Strategies for Modern and Contemporary Asian Art at The Met and M+

10/20 (Sun.), 14:20-15:20

Speaker | Lesley Ma (Ming Chu Hsu and Daniel Xu Curator, Modern and Contemporary, The Met, New York)
Moderator | Yi-Hsin Lai (Director, Taichung Museum of Art)
Respondent|Jau-Lan Guo (Associate Professor, Graduate of Fine Art, Taipei National University of the Arts)

For the 154-year-old Metropolitan Museum of Art, “modern and contemporary art” has always been at the core of its existential query.
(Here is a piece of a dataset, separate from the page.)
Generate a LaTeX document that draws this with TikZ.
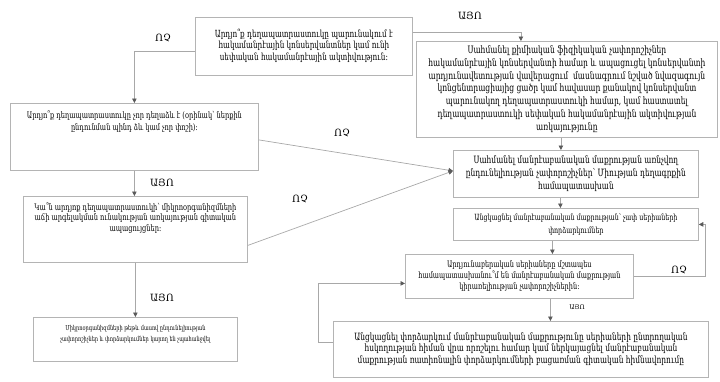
\documentclass[tikz,border=0pt]{standalone}
\usepackage{fontspec}
\usepackage{graphicx}
\setmainfont{DejaVu Serif}
\newfontfamily\armfont[FakeStretch=0.74]{DejaVu Serif}
\newfontfamily\labfont{DejaVu Serif}
\usetikzlibrary{arrows.meta}
\definecolor{boxgray}{HTML}{B4B4B4}
\definecolor{linegray}{HTML}{A8A8A8}
\definecolor{arrowgray}{HTML}{5A5A5A}
\tikzset{
  box/.style={draw=boxgray, line width=0.8pt, anchor=north west, inner sep=0pt, font=\armfont},
  conn/.style={draw=linegray, line width=0.7pt, -{Triangle[length=4.5pt,width=4.5pt,color=arrowgray]}},
  lab/.style={font=\labfont\fontsize{10}{12}\selectfont, inner sep=0pt},
}
% \fitw{width}{baselineskip}{lines}
\newcommand{\fitw}[3]{\resizebox{#1}{!}{\fontsize{10}{#2}\selectfont\begin{tabular}{@{}c@{}}#3\end{tabular}}}
% \tbox{width}{height}{top pad}{content}
\newcommand{\tbox}[4]{\parbox[c][#2][t]{#1}{\centering\vspace*{#3}#4\par}}
\begin{document}
\begin{tikzpicture}[x=1pt,y=-1pt]
\useasboundingbox (0,0) rectangle (720,381);
% boxes
\node[box, minimum width=217pt, minimum height=58pt] (b1) at (195,17)
  {\fitw{178pt}{11.5pt}{Արդյո՞ք դեղապատրաստուկը պարունակում է\\ հակամանրէային կոնսերվանտներ կամ ունի\\ սեփական հակամանրէային ակտիվություն:}};
\node[box, minimum width=301pt, minimum height=96pt] (b3) at (416,41)
  {\fitw{277pt}{12.5pt}{Սահմանել քիմիական ֆիզիկական չափորոշիչներ\\ հակամանրէային կոնսերվանտի համար և ապացուցել կոնսերվանտի\\ արդյունավետության վավերացում\ \ մասնագրում նշված նվազագույն\\ կոնցենտրացիայից ցածր կամ հավասար քանակով կոնսերվանտ\\ պարունակող դեղապատրաստուկի համար, կամ հաստատել\\ դեղապատրաստուկի սեփական հակամանրէային ակտիվության\\ առկայությունը}};
\node[box] (b2) at (10,103)
  {\tbox{248pt}{67pt}{7pt}{\fitw{215pt}{13pt}{Արդյո՞ք դեղապատրաստուկը չոր դեղաձև է (օրինակ՝ ներքին\\ ընդունման պինդ ձև կամ չոր փոշի):}}};
\node[box, minimum width=245pt, minimum height=47pt] (b4) at (453,150)
  {\fitw{220pt}{13pt}{Սահմանել մանրէաբանական մաքրության առնչվող\\ ընդունելիության չափորոշիչներ՝ Միության դեղագրքին\\ համապատասխան}};
\node[box, minimum width=245pt, minimum height=32pt] (b5) at (453,208)
  {\fitw{203pt}{15.7pt}{Անցկացնել մանրէաբանական մաքրության՝ չափ սերիաների\\ փորձարկումներ}};
\node[box] (b7) at (23,196)
  {\tbox{224pt}{66pt}{6pt}{\fitw{202pt}{12pt}{Կա՞ն արդյոք դեղապատրաստուկի՝ միկրոօրգանիզմների\\ աճի արգելակման ունակության առկայության գիտական\\ ապացույցներ:}}};
\node[box, minimum width=228pt, minimum height=44pt] (b6) at (405,254)
  {\fitw{202pt}{12.4pt}{Արդյունաբերական սերիաները մշտապես\\ համապատասխանու՞մ են մանրէաբանական մաքրության\\ կիրառելիության չափորոշիչներին:}};
\node[box] (b9) at (33,317)
  {\tbox{204pt}{44pt}{5pt}{\fitw{150pt}{16.4pt}{Միկրոօրգանիզմների թեթև մասով ընդունելիության\\ չափորոշիչներ և փորձարկումներ կարող են չպահանջվել}}};
\node[box, minimum width=375pt, minimum height=56pt] (b8) at (333,321)
  {\fitw{333pt}{11.4pt}{Անցկացնել փորձարկում մանրէաբանական մաքրությունը սերիաների ընտրողական\\ հսկողության հիման վրա որոշելու համար կամ ներկայացնել մանրէաբանական\\ մաքրության ռատիոնալին փորձարկումների բացառման գիտական հիմնավորումը}};
% connectors
\draw[conn] ([yshift=-5pt]b1.west) -| (b2.north);
\draw[conn] ([yshift=14pt]b1.east) -| ([xshift=-46pt]b3.north);
\draw[conn] ([xshift=-6pt]b3.south) -- ([xshift=-6pt]b3.south |- b4.north);
\draw[conn] ([yshift=-3pt]b2.east) -- ([yshift=3pt]b4.west);
\draw[conn] ([yshift=-16pt]b7.east) -- ([yshift=3pt]b4.west);
\draw[conn] ([xshift=-15.5pt]b4.south) -- ([xshift=-15.5pt]b4.south |- b5.north);
\draw[conn] ([xshift=-23.5pt]b5.south) -- ([xshift=-23.5pt]b5.south |- b6.north);
\draw[conn] (b6.east) -- ++(72pt,0) |- (b5.east);
\draw[conn] ([xshift=31pt]b6.south) -- ([xshift=31pt]b6.south |- b8.north);
\draw[conn] ([yshift=7pt]b8.west) -- ++(-15pt,0) |- ([yshift=-7pt]b6.west);
\draw[conn] (b2.south) -- (b2.south |- b7.north);
\draw[conn] (b7.south) -- (b7.south |- b9.north);
% labels
\node[lab] (l1) at (163,38) {ՈՉ};
\node[lab] (l2) at (470,16) {ԱՅՈ};
\node[lab] (l3) at (342,133) {ՈՉ};
\node[lab] (l4) at (300,199) {ՈՉ};
\node[lab] (l5) at (162,183) {ԱՅՈ};
\node[lab] (l6) at (162,298) {ԱՅՈ};
\node[lab] (l7) at (679,270) {ՈՉ};
\node[lab, font=\labfont\fontsize{6.5}{8}\selectfont] (l8) at (577,307) {ԱՅՈ};
\end{tikzpicture}
\end{document}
Though the encyclopedic museum began to collect and display “art of the present” in the early 20th century, and the Department of Modern and Contemporary Art has been established since 1967, contemporary art at The Met has often been treated with intense scrutiny. As the Modern and Contemporary Wing prepares for an architectural overhaul, I will lay out some of the challenges and opportunities ahead by looking at a few of the museum’s recent presentations of contemporary Asian art. The discussion will be viewed in parallel to the collection and display strategies of Hong Kong’s M+, a museum focusing on 20th and 21st-century global visual culture with an Asian perspective that opened 3 years ago. I had the privilege to serve on the inaugural curatorial team of M+ (2013–2022) before joining The Met. By examining the curatorial visions of the two institutions, I hope to offer some fruit for thought in creating dialogues across time and continents on the topic of the contemporary.

Speaker | Lesley Ma

Ming Chu Hsu and Daniel Xu Curator, Modern and Contemporary, The Met, New York


Photo: Wing Shya

Lesley Ma is the inaugural Ming Chu Hsu and Daniel Xu Curator in the Department of Modern and Contemporary Art at The Metropolitan Museum of Art in New York. She leads the strategy for the acquisition and programming of modern and contemporary East and Southeast Asian art. From 2013 to 2022, she was the founding Curator, Ink Art at M+, Hong Kong. Prior to M+, she curated projects at Para Site, Hong Kong, and was Project Director at Cai Guo-Qiang’s studio in New York. Her Ph.D. in Art History, Theory, and Criticism from the University of California, San Diego, focused on abstract painting in postwar Taiwan.

Moderator | Yi-Hsin Lai

Director, Taichung Museum of Art

Yi-Hsin Nicole Lai is currently the Director of Taichung Art Museum, and previously served as the Director of Chiayi Art Museum and independent curator. After graduating with a Ph.D. from the Institute of Visual Culture at the University of Westminster in the UK in 2011, she has experienced nearly ten years of independent curatorial work. The main focus of her curatorial practice has long been on the silent voices of politics and society, and the postponement of historical space. Through the artistic creation and curation of contemporary art, she proposes the possibility of re-writing and re-imagining another (historical) narrative. At this stage, Lai is dedicated to enhancing the professionalism, public engagement and diversity of art museums, as well as promoting international and local art exchanges.

Respondent|Jau-Lan Guo

Associate Professor, Graduate of Fine Art, Taipei National University of the Arts

Jau-lan Guo is the Associate Professor of MA in Art History and Visual Culture at Taipei National University of the Arts. She teaches modern and contemporary art, art history, and curatorial practice. Her research interests revolve around the issue of artistic migration, circulation, art historiography, and how exhibitions make history.

In On the Passage of a Few Persons Through a Brief Moment in Time (MoNTUE, 2021), a collaboration with artist Michael Lin and curator Lee Ambrozy, she explored the possibilities of trans-historical display as an expanded field of art historiography. In the Score Project, she rationalized and visualized interdisciplinary exchanges while reintegrating a “score’s” capability of mobilizing time and space into the subject of “ecology-form” in regional art. Guo is also the Chinese translator of Boris Groys’ Art Power (co-translator, Artist Publishing, 2015). She was the organizer of the 2022 Reconstructing History of Art in Taiwan symposium in the National Taiwan Museum of Fine Arts, entitled Horizontal Art History: Perspectives from Taiwan.